WASHINGTON A powerful House committee chairman threatened Friday to force a floor vote to break the impasse within Democratic ranks over U.S. health care overhaul, an issue that has become pivotal for Barack Obama's young presidency.
Energy and Commerce Chairman Henry Waxman said negotiations with fiscally conservative Democrats on his panel cannot continue indefinitely. But a floor vote would put fellow Democrats in an exposed position, having to cast a vote on a $540-billion upper-income tax increase that the Senate is unlikely to embrace to help pay for covering the uninsured.
About 50 million of America's 300 million are without health insurance. The United States is the only major industrialized nation that lacks a comprehensive health care plan. Most Americans with health insurance receive it through their employers, though those who do not or who are unemployed must either buy costly insurance or pay medical bills out of pocket. The elderly and indigent receive coverage from the government.
The problems on the House side of the Capitol come a day after Senate Democratic leaders announced they would not go ahead as planned with a floor vote before Congress departs for its August recess. Senate Democrats are also divided. While some are negotiating with Republicans, others want to plow ahead on their own.
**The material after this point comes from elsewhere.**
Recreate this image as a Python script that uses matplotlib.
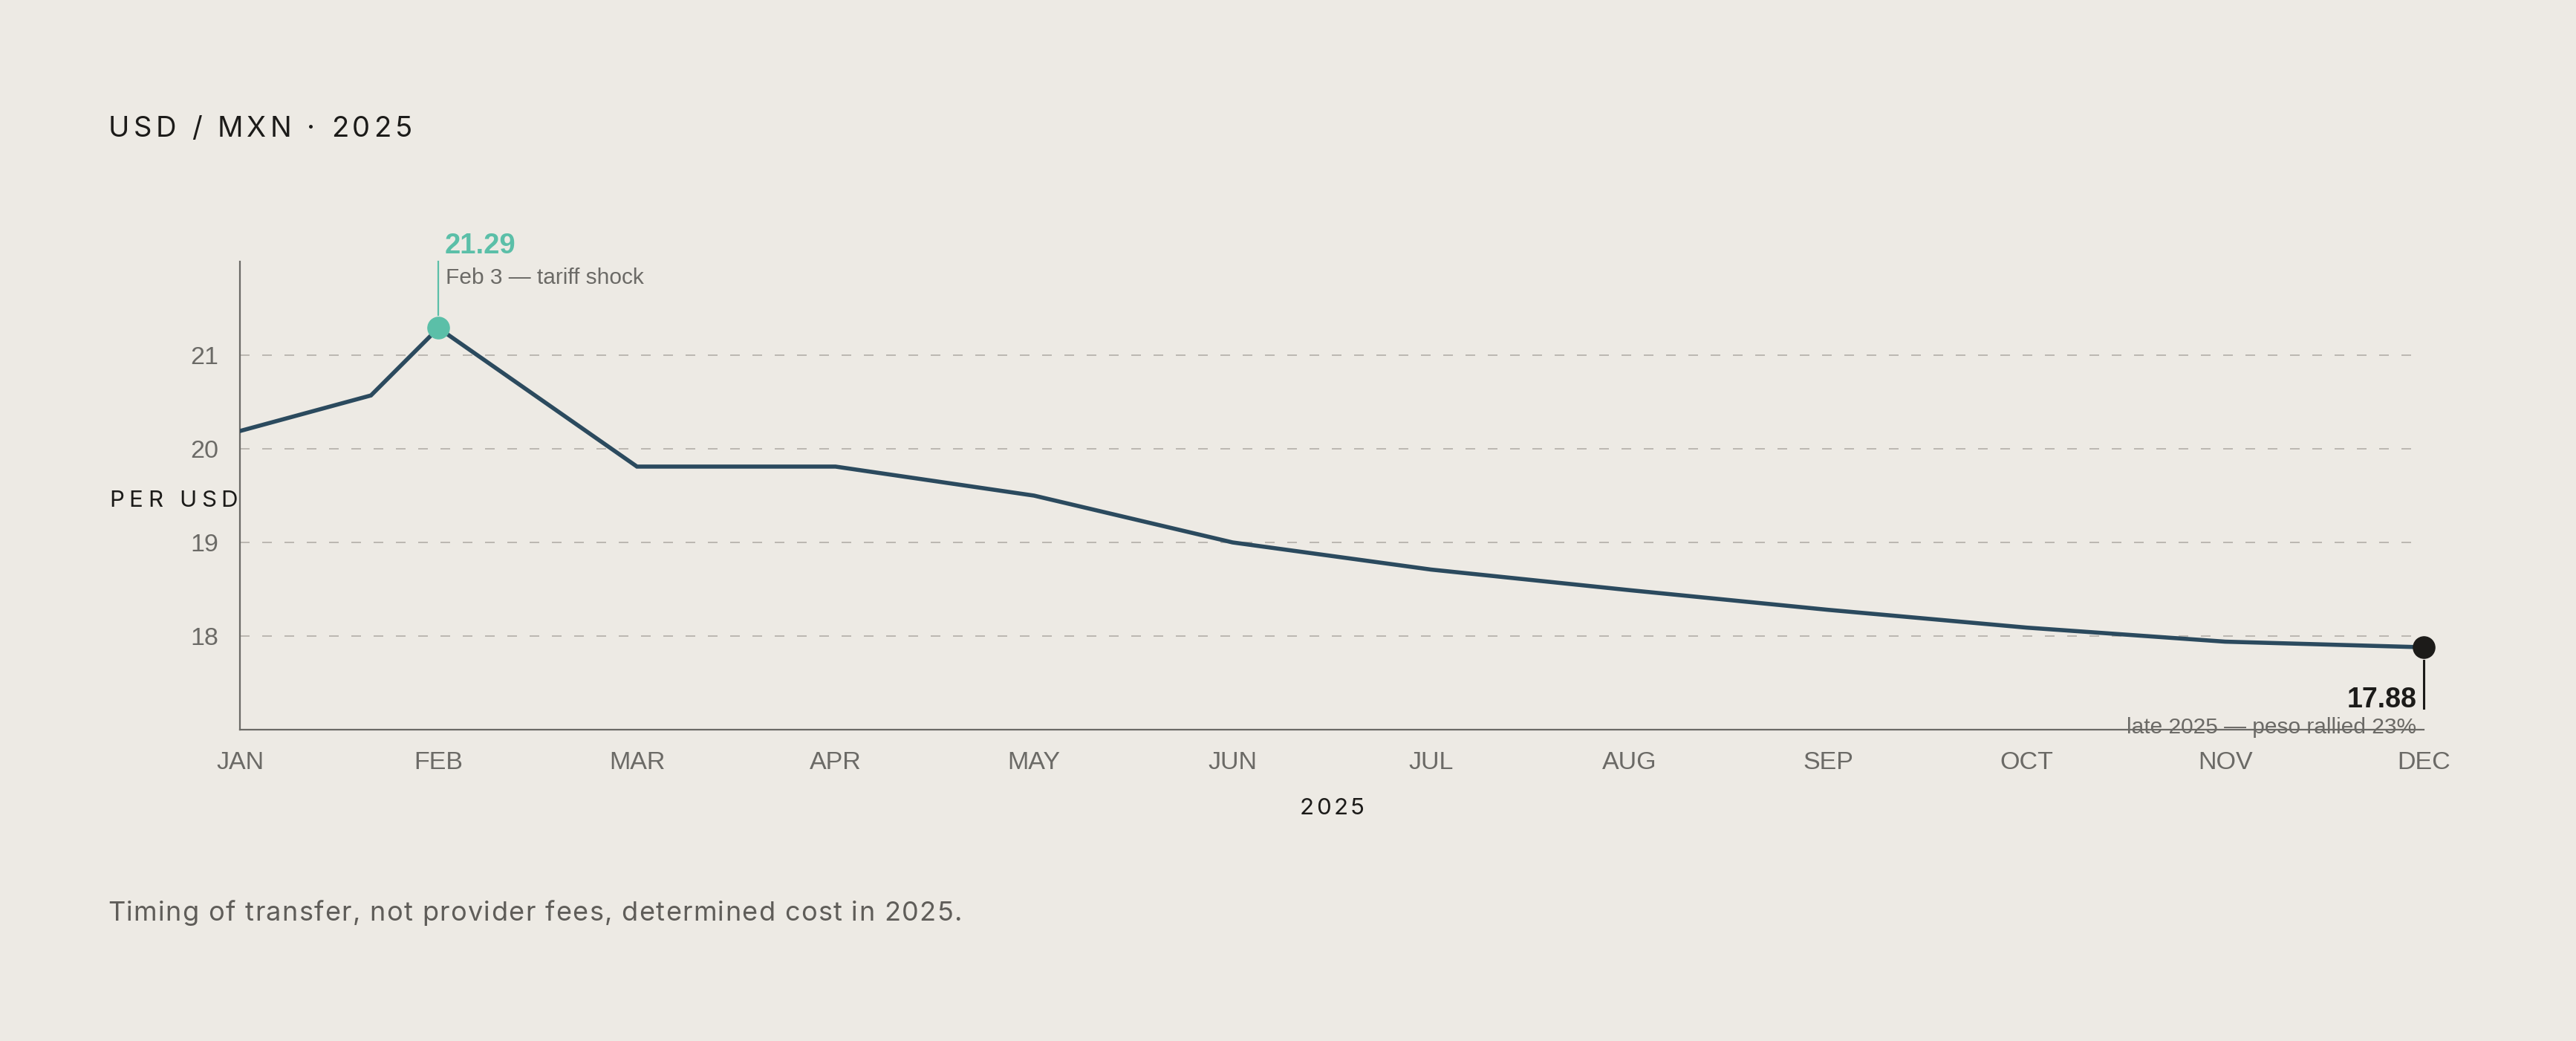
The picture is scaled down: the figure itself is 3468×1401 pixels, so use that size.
# -*- coding: utf-8 -*-
import matplotlib
matplotlib.use('Agg')
import matplotlib.pyplot as plt

W, H = 3468, 1401

# data
months = ['JAN', 'FEB', 'MAR', 'APR', 'MAY', 'JUN',
          'JUL', 'AUG', 'SEP', 'OCT', 'NOV', 'DEC']
rate_x = [0, 0.66, 1, 2, 3, 4, 5, 6, 7, 8, 9, 10, 11]
rate_y = [20.19, 20.57, 21.29, 19.81, 19.81, 19.50, 19.00, 18.71,
          18.49, 18.28, 18.09, 17.94, 17.88]
y_ticks = [18, 19, 20, 21]
peak_idx = 2
peak_label = '21.29'
peak_note = 'Feb 3 \u2014 tariff shock'
last_label = '17.88'
last_note = 'late 2025 \u2014 peso rallied 23%'

bg = '#edeae4'
ink = '#1c1b19'
grey = '#6b6a66'
navy = '#2b4a5e'
teal = '#5bbfa8'

fig = plt.figure(figsize=(W / 100, H / 100), dpi=100, facecolor=bg)
ax = fig.add_axes([323 / W, 1 - 982 / H, (3263 - 323) / W, (982 - 352) / H])
ax.set_facecolor(bg)


def tracked(x, y, s, track, ha='left', **kw):
    # draw text char by char with extra letter spacing (pixels)
    r = fig.canvas.get_renderer()
    probe = fig.text(0, 0, '', **kw)
    probe.set_text('||')
    w0 = probe.get_window_extent(r).width
    widths = []
    for ch in s:
        probe.set_text('|' + ch + '|')
        widths.append(probe.get_window_extent(r).width - w0)
    probe.remove()
    total = sum(widths) + track * (len(s) - 1)
    if ha == 'right':
        x -= total
    elif ha == 'center':
        x -= total / 2
    for ch, w in zip(s, widths):
        fig.text(x / W, 1 - y / H, ch, ha='left', va='baseline', **kw)
        x += w + track


ax.plot(rate_x, rate_y, color=navy, lw=4.0, solid_joinstyle='miter', zorder=3)

ax.set_xlim(0, 11)
ax.set_ylim(17, 22)
ax.set_xticks(range(len(months)))
ax.set_xticklabels(months)
ax.set_yticks(y_ticks)
ax.set_yticklabels([str(v) for v in y_ticks])
ax.tick_params(length=0, labelsize=24.5, labelcolor=grey, pad=21)
for lab in ax.get_xticklabels() + ax.get_yticklabels():
    lab.set_fontfamily('Liberation Sans')
ax.grid(axis='y', color='#b3afa8', lw=1.2, dashes=(7.8, 10.2))
ax.grid(axis='x', visible=False)
for side in ['top', 'right']:
    ax.spines[side].set_visible(False)
for side in ['left', 'bottom']:
    ax.spines[side].set_color(grey)
    ax.spines[side].set_linewidth(1.6)

# peak marker and label
px, py = rate_x[peak_idx], rate_y[peak_idx]
ax.plot([px], [py], 'o', ms=21, color=teal, mec=teal, zorder=4)
ax.plot([px, px], [py + 0.135, 22.0], color=teal, lw=1.6, clip_on=False, zorder=4)
ax.annotate(peak_label, (px, py), xytext=(6, 72), textcoords='offset points',
            ha='left', va='baseline', fontsize=27.5, fontweight='bold',
            color=teal, family='Liberation Sans', annotation_clip=False)
ax.annotate(peak_note, (px, py), xytext=(7, 43), textcoords='offset points',
            ha='left', va='baseline', fontsize=21.5, color=grey,
            family='Liberation Sans', annotation_clip=False)

# last point marker and label
lx, ly = rate_x[-1], rate_y[-1]
ax.plot([lx], [ly], 'o', ms=21, color=ink, mec=ink, zorder=4, clip_on=False)
ax.plot([lx, lx], [ly - 0.143, ly - 0.648], color=ink, lw=2.2, clip_on=False, zorder=4)
ax.annotate(last_label, (lx, ly), xytext=(-7, -58), textcoords='offset points',
            ha='right', va='baseline', fontsize=27, fontweight='bold',
            color=ink, family='Liberation Sans', annotation_clip=False)
ax.annotate(last_note, (lx, ly), xytext=(-7, -83.5), textcoords='offset points',
            ha='right', va='baseline', fontsize=21.5, color=grey,
            family='Liberation Sans', annotation_clip=False)

# titles and labels
tracked(146, 184, 'USD / MXN \u00b7 2025', 5.2, fontsize=27.5, color=ink, family='Inter')
tracked(320, 682, 'PER USD', 6.6, ha='right', fontsize=22.5, color=ink, family='Inter')
tracked(1793, 1096, '2025', 3.5, ha='center', fontsize=22.5, color=ink, family='Inter')
tracked(145, 1239, 'Timing of transfer, not provider fees, determined cost in 2025.', 1.35,
        fontsize=26, color='#5f5d59', family='Inter')

fig.savefig('out.png', dpi=100, facecolor=bg)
"We're going to have to look at perhaps bypassing the (Energy and Commerce) committee because we've got to get moving on this legislation," said Waxman. "I hope we don't come to that conclusion." Two House panels have already passed legislation. Waxman is stymied because seven conservatives on his committee part of a group called the Blue Dog Democrats are sticking together.
Negotiations are continuing, but Waxman said he is running out of patience.
"We're not going to let them empower the Republicans to control the committee," he said.
"This this can't be an interminable discussion," Waxman added.
As lawmakers continued to haggle, the White House said Obama will keep working on health care in August even if Congress goes home.
"Nobody in planning meetings decided we should just take August off," said White House spokesman Robert Gibbs. "For a long time we planned to continue the discussion on the issues that are important, be it the economy, health care...education. That had had always in many ways been priced into the scenario."
Obama envisions legislation that would, for the first time, require all Americans to be insured. A new government insurance program would compete with private insurers, and insurance companies would be barred from excluding people with pre-existing conditions. The goals are to hold down costs and extend coverage to most of the 50 million uninsured. The price tag: $1 trillion-plus over a decade.
Obama met Friday at the White House with Senate Majority Leader Harry Reid and Finance Committee Chairman Max Baucus, both Democrat. Reid said Thursday that the panel will push to complete a bill before the Senate breaks Aug. 7. Baucus has been negotiating with the panel's Republicans in hopes of producing a bipartisan bill.
Finance Committee negotiators are looking at a bill that probably will not satisfy Democratic liberals. One of their top goals is a new government-sponsored insurance plan, and that was a centerpiece of legislation passed by the Senate's health committee. But Finance Committee members are looking at nonprofit cooperatives instead.
In the House, the Blue Dogs want more done to try to control rising medical costs.
Democratic leaders say the back-and-forth is a normal part of the legislative process, but Republicans are latching on to the disarray in delight. The Republican National Committee has taken to issuing news releases headlined "Chaos" that highlight disagreements within the Democrats' ranks.
In a Twittter social network post on Friday, Sen. Charles Grassley, a Republican, gave a shout-out to the Democratic dissidents: "bludogs keep barkin." Grassley is Baucus' counterpart in the Senate health care negotiations.